Supervisor competencies to support rewarding employees include:

  • Praise Employee Contributions. A supervisor who sincerely, routinely and openly calls out individuals and team for achievements helps to boost morale, engagement and performance of all involved. Personnel will be drawn to a supervisor and team that’s known for expecting – and recognizing – high quality work.
  • Institute Low-Cost Awards. Certificates of appreciation or accomplishment, award pins, office banners or a photo wall of fame are all creative, low-cost ways to make recognition visible to others. A supervisor who presents such tokens with enthusiasm and sincerity will help to foster a performance culture where achievements are celebrated.
  • Create Engagement Opportunities. High performers want to be involved. As an individual or team builds its level of competency and achievement, look for opportunities for broader involvement in the work. Invite employees to brainstorming sessions for design or improvement.
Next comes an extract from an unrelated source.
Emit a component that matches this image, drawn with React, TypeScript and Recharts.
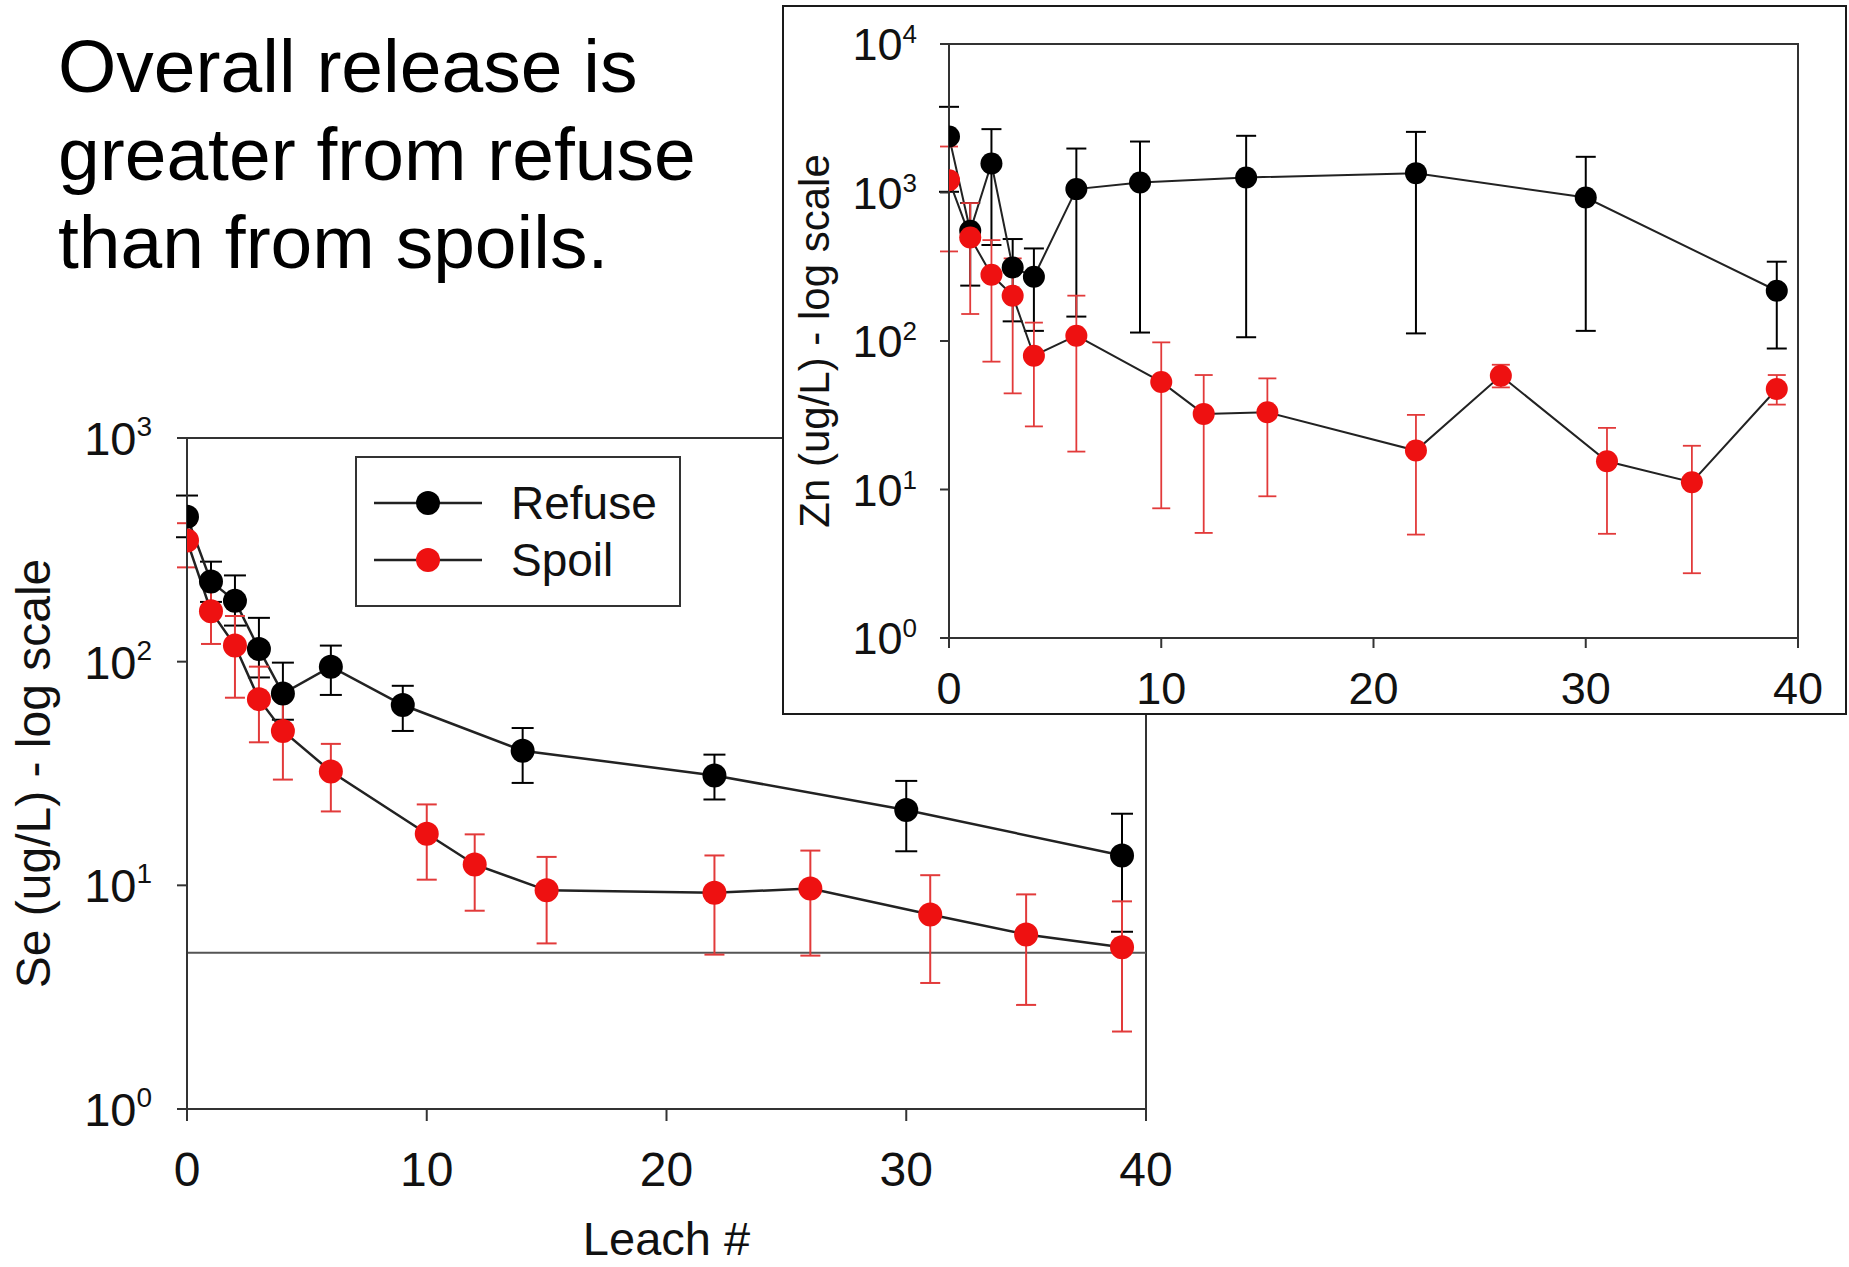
import React from 'react';
import {
  ComposedChart,
  Line,
  XAxis,
  YAxis,
  ErrorBar,
  ReferenceLine,
  ReferenceArea,
  Legend,
} from 'recharts';

const FONT = '"Liberation Sans", Arial, Helvetica, sans-serif';

// ---------- text ----------
const titleLines = ['Overall release is', 'greater from refuse', 'than from spoils.'];
const seriesNames = ['Refuse', 'Spoil'];
const seAxisTitle = 'Se (ug/L) - log scale';
const znAxisTitle = 'Zn (ug/L) - log scale';
const xAxisTitle = 'Leach #';

// ---------- ticks ----------
const xTicks = [0, 10, 20, 30, 40];
const seTicks = [1, 10, 100, 1000];
const znTicks = [1, 10, 100, 1000, 10000];
const seThreshold = 5;

// ---------- Se (main chart) ----------
const seRefuseX = [0, 1, 2, 3, 4, 6, 9, 14, 22, 30, 39];
const seRefuseY = [445, 228, 187, 114, 72, 95, 64, 40, 31, 21.7, 13.6];
const seRefuseHi = [553, 280, 243, 157, 99, 118, 78, 50.5, 38.4, 29.3, 20.9];
const seRefuseLo = [360, 185, 145, 85, 55, 71, 49, 28.7, 24.2, 14.2, 6.2];

const seSpoilX = [0, 1, 2, 3, 4, 6, 10, 12, 15, 22, 26, 31, 35, 39];
const seSpoilY = [348, 168, 118, 68, 49, 32.3, 17, 12.4, 9.5, 9.27, 9.67, 7.41, 6.03, 5.29];
const seSpoilHi = [416, 220, 160, 95, 68, 42.9, 23, 16.9, 13.4, 13.6, 14.3, 11.1, 9.11, 8.48];
const seSpoilLo = [264, 120, 69, 43.6, 29.7, 21.4, 10.6, 7.7, 5.5, 4.9, 4.85, 3.66, 2.92, 2.22];

// ---------- Zn (inset chart) ----------
const znRefuseX = [0, 1, 2, 3, 4, 6, 9, 14, 22, 30, 39];
const znRefuseY = [2382, 552, 1567, 313, 271, 1054, 1167, 1262, 1350, 925, 218];
const znRefuseHi = [3775, 850, 2671, 486, 420, 1977, 2204, 2409, 2560, 1739, 342];
const znRefuseLo = [1011, 236, 443, 135.6, 117, 146, 114, 106, 112.5, 117, 89];

const znSpoilX = [0, 1, 2, 3, 4, 6, 10, 12, 15, 22, 26, 31, 35, 39];
const znSpoilY = [1211, 498, 279, 202, 79.6, 108.6, 53, 32.3, 33.1, 18.3, 58.4, 15.5, 11.2, 47.5];
const znSpoilHi = [2040, 849, 478, 360, 133, 202, 97.9, 59, 56, 31.8, 69.2, 26, 19.7, 59];
const znSpoilLo = [401, 152, 72.6, 44.4, 26.6, 18, 7.47, 5.1, 9.0, 4.97, 48.7, 5.03, 2.73, 37.3];

// ---------- styles ----------
const LINE_COLOR = '#222';
const AXIS_COLOR = '#333';
const REFUSE_COLOR = '#000000';
const SPOIL_COLOR = '#ee1111';
const SPOIL_ERR_COLOR = '#e23a3a';
const markerColors = [REFUSE_COLOR, SPOIL_COLOR];

function buildRows(xs: number[], ys: number[], lo: number[], hi: number[]) {
  return xs.map((x, i) => ({ x, y: ys[i], err: [ys[i] - lo[i], hi[i] - ys[i]] }));
}

const seRefuse = buildRows(seRefuseX, seRefuseY, seRefuseLo, seRefuseHi);
const seSpoil = buildRows(seSpoilX, seSpoilY, seSpoilLo, seSpoilHi);
const znRefuse = buildRows(znRefuseX, znRefuseY, znRefuseLo, znRefuseHi);
const znSpoil = buildRows(znSpoilX, znSpoilY, znSpoilLo, znSpoilHi);

const PowTick = (props: any) => {
  const { x, y, payload, fs, sup, rise } = props;
  const exp = Math.round(Math.log10(payload.value));
  return (
    <text x={x} y={y + fs * 0.36} textAnchor="end" fontFamily={FONT} fontSize={fs} fill="#111">
      10
      <tspan fontSize={sup} dy={-rise}>
        {exp}
      </tspan>
    </text>
  );
};

const NumTick = (props: any) => {
  const { x, y, payload, fs, off } = props;
  return (
    <text x={x} y={y + off} textAnchor="middle" fontFamily={FONT} fontSize={fs} fill="#111">
      {payload.value}
    </text>
  );
};

const VTitle = (props: any) => {
  const { cx, cy, fs, text } = props;
  return (
    <text
      transform={`translate(${cx}, ${cy}) rotate(-90)`}
      textAnchor="middle"
      dominantBaseline="central"
      fontFamily={FONT}
      fontSize={fs}
      fill="#111"
    >
      {text}
    </text>
  );
};

const HTitle = (props: any) => {
  const { cx, cy, fs, text } = props;
  return (
    <text x={cx} y={cy} textAnchor="middle" dominantBaseline="central" fontFamily={FONT} fontSize={fs} fill="#111">
      {text}
    </text>
  );
};

const renderLegend = (props: any) => {
  const payload = props.payload || [];
  return (
    <svg width={326} height={151} style={{ display: 'block' }}>
      <rect x={1} y={1} width={324} height={149} fill="#fff" stroke={AXIS_COLOR} strokeWidth={2} />
      {payload.map((entry: any, i: number) => {
        const cy = 47 + i * 57;
        return (
          <g key={i}>
            <line x1={19} x2={127} y1={cy} y2={cy} stroke={LINE_COLOR} strokeWidth={2.5} />
            <circle cx={73} cy={cy} r={12} fill={markerColors[i]} />
            <text x={156} y={cy} dominantBaseline="central" fontFamily={FONT} fontSize={46} fill="#111">
              {entry.value}
            </text>
          </g>
        );
      })}
    </svg>
  );
};

// main layout constants
const MAIN_W = 1200;
const MAIN_H = 1267;
const MAIN_TOP = 438;
const MAIN_LEFT = 187;
const MAIN_RIGHT = 54;
const MAIN_XH = 158;

// inset layout constants
const INS_LEFT = 782;
const INS_TOP = 5;
const INS_W = 1065;
const INS_H = 710;
const INS_CW = INS_W - 4;
const INS_CH = INS_H - 4;
const INS_EXTRA = 24;
const INS_PLOT_TOP = 37;
const INS_YW = 165;
const INS_RIGHT = 47;
const INS_XH = 75;

export default function App() {
  const mainPlotBottom = MAIN_H - MAIN_XH;
  const insPlotBottom = INS_CH - INS_XH;
  return (
    <div
      style={{
        position: 'absolute',
        left: 0,
        top: 0,
        width: 1849,
        height: 1267,
        background: '#fff',
        overflow: 'hidden',
        fontFamily: FONT,
      }}
    >
      <div
        style={{
          position: 'absolute',
          left: 58,
          top: 22,
          fontSize: 75,
          lineHeight: '88px',
          color: '#000',
          whiteSpace: 'nowrap',
        }}
      >
        {titleLines.map((t, i) => (
          <div key={i}>{t}</div>
        ))}
      </div>

      <div style={{ position: 'absolute', left: 0, top: 0 }}>
        <ComposedChart
          width={MAIN_W}
          height={MAIN_H}
          margin={{ top: MAIN_TOP, right: MAIN_RIGHT, bottom: 0, left: 0 }}
        >
          <XAxis
            type="number"
            dataKey="x"
            domain={[0, 40]}
            ticks={xTicks}
            allowDataOverflow
            height={MAIN_XH}
            tickSize={12}
            tickMargin={0}
            axisLine={{ stroke: AXIS_COLOR, strokeWidth: 2 }}
            tickLine={{ stroke: AXIS_COLOR, strokeWidth: 2 }}
            tick={(p: any) => <NumTick {...p} fs={48} off={65} />}
            label={<HTitle cx={MAIN_LEFT + (MAIN_W - MAIN_RIGHT - MAIN_LEFT) / 2} cy={1238} fs={47} text={xAxisTitle} />}
          />
          <YAxis
            type="number"
            scale="log"
            domain={[1, 1000]}
            ticks={seTicks}
            allowDataOverflow
            width={MAIN_LEFT}
            tickSize={10}
            tickMargin={25}
            axisLine={{ stroke: AXIS_COLOR, strokeWidth: 2 }}
            tickLine={{ stroke: AXIS_COLOR, strokeWidth: 2 }}
            tick={(p: any) => <PowTick {...p} fs={47} sup={28} rise={19} />}
            label={<VTitle cx={33} cy={(MAIN_TOP + mainPlotBottom) / 2} fs={48} text={seAxisTitle} />}
          />
          <ReferenceArea
            x1={0}
            x2={40}
            y1={1}
            y2={1000}
            fill="none"
            fillOpacity={0}
            stroke={AXIS_COLOR}
            strokeWidth={2}
            ifOverflow="visible"
          />
          <ReferenceLine y={seThreshold} stroke="#555" strokeWidth={2} />
          <Legend
            layout="vertical"
            align="center"
            verticalAlign="middle"
            width={326}
            height={151}
            content={renderLegend}
            wrapperStyle={{ left: 355, top: 456, width: 326, height: 151 }}
          />
          <Line
            name={seriesNames[0]}
            data={seRefuse}
            dataKey="y"
            stroke={LINE_COLOR}
            strokeWidth={2.5}
            dot={{ r: 12, fill: REFUSE_COLOR, stroke: 'none', strokeWidth: 0 }}
            activeDot={false}
            isAnimationActive={false}
          >
            <ErrorBar dataKey="err" width={11} stroke={REFUSE_COLOR} strokeWidth={2} direction="y" />
          </Line>
          <Line
            name={seriesNames[1]}
            data={seSpoil}
            dataKey="y"
            stroke={LINE_COLOR}
            strokeWidth={2.5}
            dot={{ r: 12, fill: SPOIL_COLOR, stroke: 'none', strokeWidth: 0 }}
            activeDot={false}
            isAnimationActive={false}
          >
            <ErrorBar dataKey="err" width={10} stroke={SPOIL_ERR_COLOR} strokeWidth={2} direction="y" />
          </Line>
        </ComposedChart>
      </div>

      <div
        style={{
          position: 'absolute',
          left: INS_LEFT,
          top: INS_TOP,
          width: INS_W,
          height: INS_H,
          boxSizing: 'border-box',
          border: '2px solid #1a1a1a',
          background: '#fff',
          overflow: 'visible',
        }}
      >
        <ComposedChart
          width={INS_CW}
          height={INS_CH + INS_EXTRA}
          margin={{ top: INS_PLOT_TOP, right: INS_RIGHT, bottom: 0, left: 0 }}
        >
          <XAxis
            type="number"
            dataKey="x"
            domain={[0, 40]}
            ticks={xTicks}
            allowDataOverflow
            height={INS_XH + INS_EXTRA}
            tickSize={10}
            tickMargin={0}
            axisLine={{ stroke: AXIS_COLOR, strokeWidth: 2 }}
            tickLine={{ stroke: AXIS_COLOR, strokeWidth: 2 }}
            tick={(p: any) => <NumTick {...p} fs={45} off={56} />}
          />
          <YAxis
            type="number"
            scale="log"
            domain={[1, 10000]}
            ticks={znTicks}
            allowDataOverflow
            width={INS_YW}
            tickSize={9}
            tickMargin={23}
            axisLine={{ stroke: AXIS_COLOR, strokeWidth: 2 }}
            tickLine={{ stroke: AXIS_COLOR, strokeWidth: 2 }}
            tick={(p: any) => <PowTick {...p} fs={45} sup={26} rise={17} />}
            label={<VTitle cx={30} cy={(INS_PLOT_TOP + insPlotBottom) / 2} fs={42} text={znAxisTitle} />}
          />
          <ReferenceArea
            x1={0}
            x2={40}
            y1={1}
            y2={10000}
            fill="none"
            fillOpacity={0}
            stroke={AXIS_COLOR}
            strokeWidth={2}
            ifOverflow="visible"
          />
          <Line
            name={seriesNames[0]}
            data={znRefuse}
            dataKey="y"
            stroke={LINE_COLOR}
            strokeWidth={2}
            dot={{ r: 11, fill: REFUSE_COLOR, stroke: 'none', strokeWidth: 0 }}
            activeDot={false}
            isAnimationActive={false}
          >
            <ErrorBar dataKey="err" width={10} stroke={REFUSE_COLOR} strokeWidth={2} direction="y" />
          </Line>
          <Line
            name={seriesNames[1]}
            data={znSpoil}
            dataKey="y"
            stroke={LINE_COLOR}
            strokeWidth={2}
            dot={{ r: 11, fill: SPOIL_COLOR, stroke: 'none', strokeWidth: 0 }}
            activeDot={false}
            isAnimationActive={false}
          >
            <ErrorBar dataKey="err" width={9} stroke={SPOIL_ERR_COLOR} strokeWidth={1.8} direction="y" />
          </Line>
        </ComposedChart>
      </div>
    </div>
  );
}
Greater involvement is its own reward, as individuals learn more, contribute more and achieve ongoing recognition from peers.

While the U.S. federal government is not known for being a high-performing organization, it has recently improved employee engagement and appears to be diligently pushing for the resources and tools to get better. Government supervisors are key players in this transition, starting with the individuals and teams they manage. To support skills-based assessments, performance plans and reviews, supervisors and employees alike will benefit from a competency management system that “understands” government and OPM job series.